IN PERFORMANCE: CLASSICAL MUSIC; Flight From Tonality, All the Way to California

By Bernard Holland,
Published March 26, 2003

Southwest Chamber Music Cooper Union

Historically the chief executive officer of the Second Viennese School, Arnold Schoenberg nevertheless spent the last third of his long composing life in Southern California. The secure professorships escaped Schoenberg and his family, and a genteel hand-to-mouth existence became their lot, but there were the compensations of tea with Charlie Chaplin and tennis with the Marx Brothers. Schoenberg wrote a lot of music, too.

Southwest Chamber Music presented ''Schoenberg in L.A.'' at Cooper Union on Thursday and Friday evenings. Thursday's rain-soaked and war-nervous audience indicated that partisanship for this repertory is far from dead. Indeed, the Fourth String Quartet is one of the more convincing arguments for Schoenberg's flight from tonality. Passionate and densely organized, this music carries the deep, thoughtful seriousness of Brahms into an uncertain world. Listening to the ever-multiplying chains of thought and the search for a new kind of harmonic rootedness was a little like contemplating 16th-century Spanish explorers sailing up the Amazon: courageous, intrepid and with no real idea of where they were going.

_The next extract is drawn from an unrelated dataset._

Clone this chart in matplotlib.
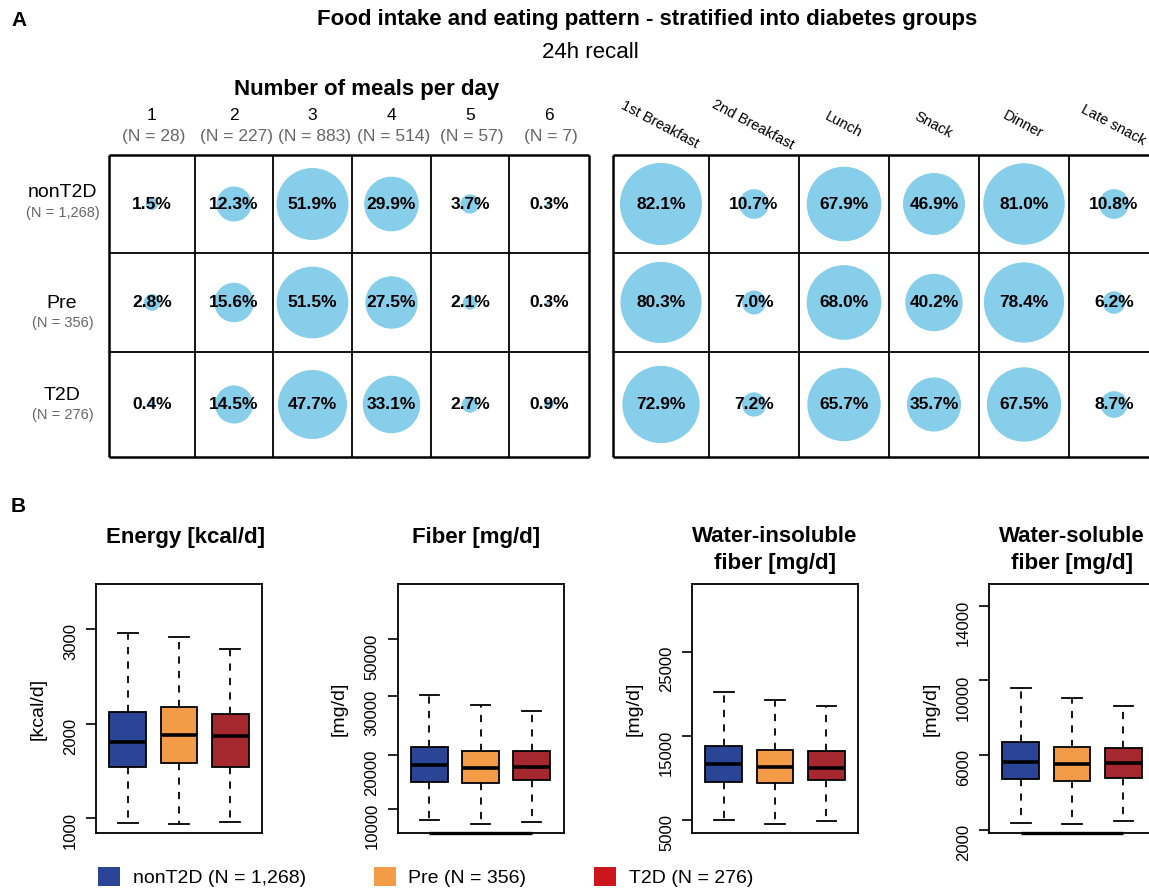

Also on Thursday were ''Phantasy'' for violin and piano and the ''Ode to Napoleon,'' a melodrama in both the old and new meanings of the word. The narration from Byron is embedded in the music, following its rhythmic turns and responding periodically to its musical tones. Like ''Pierrot Lunaire,'' the ode expands on the 19th-century words-with-music formula, but its frenetic, sometimes nearly hysterical tone is melodrama in another sense.

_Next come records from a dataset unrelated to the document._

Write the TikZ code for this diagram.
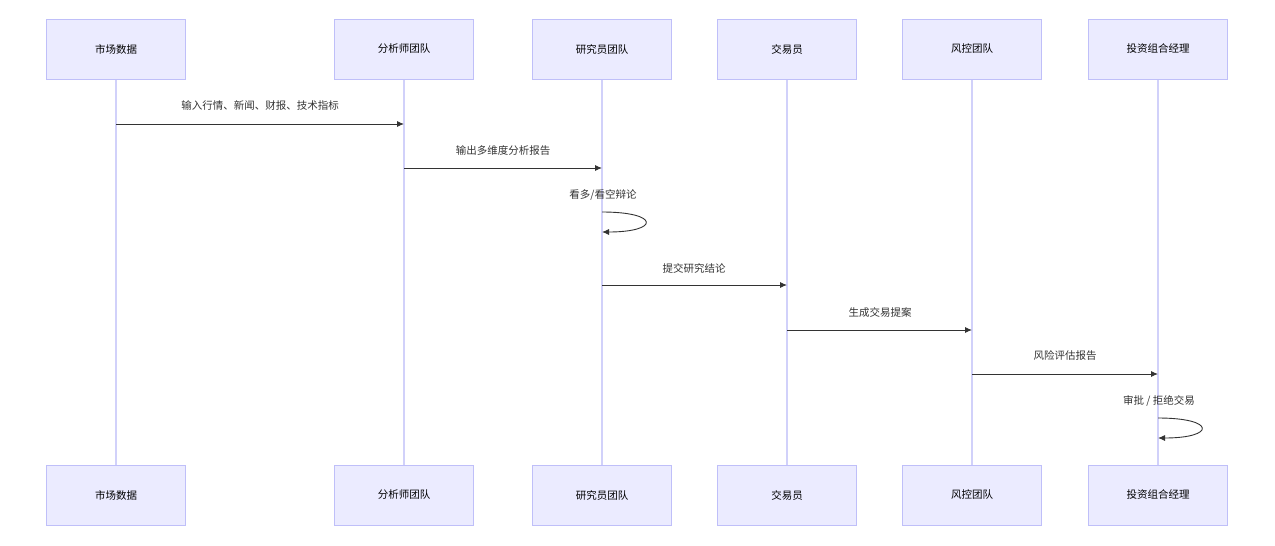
\documentclass[tikz,border=0pt]{standalone}
\usepackage{fontspec}
\newfontfamily\cjk{Noto Sans CJK SC}
\usetikzlibrary{arrows.meta}
\begin{document}
\begin{tikzpicture}[x=1pt,y=-1pt,font=\cjk\fontsize{10.5pt}{12pt}\selectfont,
  actor/.style={draw=black!10!blue!25,fill=blue!8,line width=0.6pt,minimum width=139pt,minimum height=60pt,inner sep=0pt},
  life/.style={draw=black!10!blue!18,line width=1.2pt},
  msg/.style={draw=black!80,line width=0.9pt,-{Latex[length=7pt,width=6pt]}},
  lbl/.style={text=black!80,inner sep=0pt}]
\useasboundingbox (0,0) rectangle (1275,546);
\foreach \n/\x/\t in {a/116/市场数据,b/404/分析师团队,c/602/研究员团队,d/787/交易员,e/972/风控团队,f/1158/投资组合经理}{
  \draw[life] (\x,79) -- (\x,465);
  \node[actor] (\n top) at (\x,49) {\t};
  \node[actor] (\n bot) at (\x,495) {\t};
  \foreach \y in {124,168,212,232,285,330,374,418,438} \coordinate (\n\y) at (\x,\y);
}
\draw[msg] (a124) -- (b124); \node[lbl] at (260,106) {输入行情、新闻、财报、技术指标};
\draw[msg] (b168) -- (c168); \node[lbl] at (503,151) {输出多维度分析报告};
\draw[msg] (c212) .. controls (660,212) and (660,232) .. (c232); \node[lbl] at (603,195) {看多/看空辩论};
\draw[msg] (c285) -- (d285); \node[lbl] at (694,268) {提交研究结论};
\draw[msg] (d330) -- (e330); \node[lbl] at (880,312) {生成交易提案};
\draw[msg] (e374) -- (f374); \node[lbl] at (1065,356) {风险评估报告};
\draw[msg] (f418) .. controls (1216,418) and (1216,438) .. (f438); \node[lbl] at (1159,401) {审批 / 拒绝交易};
\end{tikzpicture}
\end{document}
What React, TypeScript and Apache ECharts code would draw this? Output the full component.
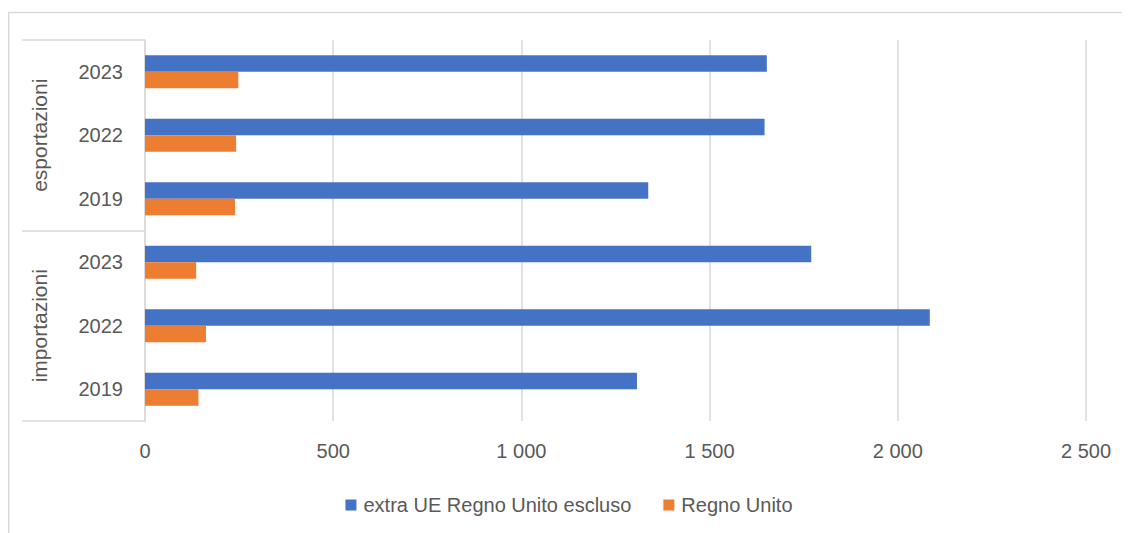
import React, { useEffect, useRef } from "react";
import * as echarts from "echarts";

const years = ["2023", "2022", "2019", "2023", "2022", "2019"];
const groups = ["esportazioni", "importazioni"];
const seriesNames = ["extra UE Regno Unito escluso", "Regno Unito"];
const extraUE = [1652, 1646, 1337, 1770, 2085, 1307];
const regnoUnito = [248, 242, 239, 136, 162, 142];
const xTicks = { min: 0, max: 2500, interval: 500 };

const FONT = "Liberation Sans, Arial, sans-serif";
const TEXT = "#595959";
const GRID = "#d9d9d9";

function fmt(v: number): string {
  const s = String(Math.round(v));
  return s.replace(/\B(?=(\d{3})+(?!\d))/g, " ");
}

export default function App() {
  const ref = useRef<HTMLDivElement>(null);
  useEffect(() => {
    if (!ref.current) return;
    const chart = echarts.init(ref.current, undefined, { renderer: "svg" });
    chart.setOption({
      animation: false,
      textStyle: { fontFamily: FONT },
      graphic: [
        {
          type: "rect",
          shape: { x: 0.75, y: 4.5, width: 2000, height: 2000 },
          style: { fill: "none", stroke: GRID, lineWidth: 1.5 },
          silent: true,
        },
      ],
      grid: { left: 137, right: 44, top: 32, bottom: 112, containLabel: false },
      legend: {
        top: 482,
        left: "center",
        icon: "rect",
        itemWidth: 11,
        itemHeight: 11,
        itemGap: 32,
        textStyle: { fontSize: 20, color: TEXT, fontFamily: FONT, padding: [0, 0, 0, 2] },
        data: seriesNames,
      },
      xAxis: {
        type: "value",
        min: xTicks.min,
        max: xTicks.max,
        interval: xTicks.interval,
        axisLine: { show: false },
        axisTick: { show: false },
        splitLine: { show: true, lineStyle: { color: GRID, width: 1.5 } },
        axisLabel: {
          fontSize: 20,
          color: TEXT,
          margin: 20,
          fontFamily: FONT,
          formatter: (v: number) => fmt(v),
        },
      },
      yAxis: [
        {
          type: "category",
          data: years,
          inverse: true,
          position: "left",
          axisLine: { show: true, lineStyle: { color: GRID, width: 1.5 } },
          axisTick: { show: false },
          axisLabel: { fontSize: 20, color: TEXT, margin: 22, fontFamily: FONT },
        },
        {
          type: "category",
          data: groups,
          inverse: true,
          position: "left",
          offset: 0,
          axisLine: { show: false },
          axisTick: { show: true, length: 123, lineStyle: { color: GRID, width: 1.5 } },
          axisLabel: { fontSize: 21, color: TEXT, rotate: 90, margin: 95, fontFamily: FONT },
          splitLine: { show: false },
        },
      ],
      series: [
        {
          name: seriesNames[0],
          type: "bar",
          yAxisIndex: 0,
          data: extraUE,
          barWidth: 16.5,
          barGap: "0%",
          itemStyle: { color: "#4472C4" },
        },
        {
          name: seriesNames[1],
          type: "bar",
          yAxisIndex: 0,
          data: regnoUnito,
          barWidth: 16.5,
          barGap: "0%",
          itemStyle: { color: "#ED7D31" },
        },
      ],
    });
    return () => chart.dispose();
  }, []);
  return <div ref={ref} style={{ width: 1122, height: 525 }} />;
}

The Southwest players -- Mark Menzies, Gayle Blankenburg, Johnny Chang, Jan Karlin and Paula Fehrenbach, with the reciter Michael Ingham and the conductor Jeff von der Schmidt -- emphasized the oldness lurking behind newness, creating an excellent equipoise between a Romantic past and a brave future. Phyllis Bryn-Julson had announced she was ending her performing career with ''Pierrot Lunaire'' on Friday. She has been one of a handful of pitch-perfect performers acting in symbiosis with avant-garde composers hard-pressed to find the competent singer-musician. They will miss her.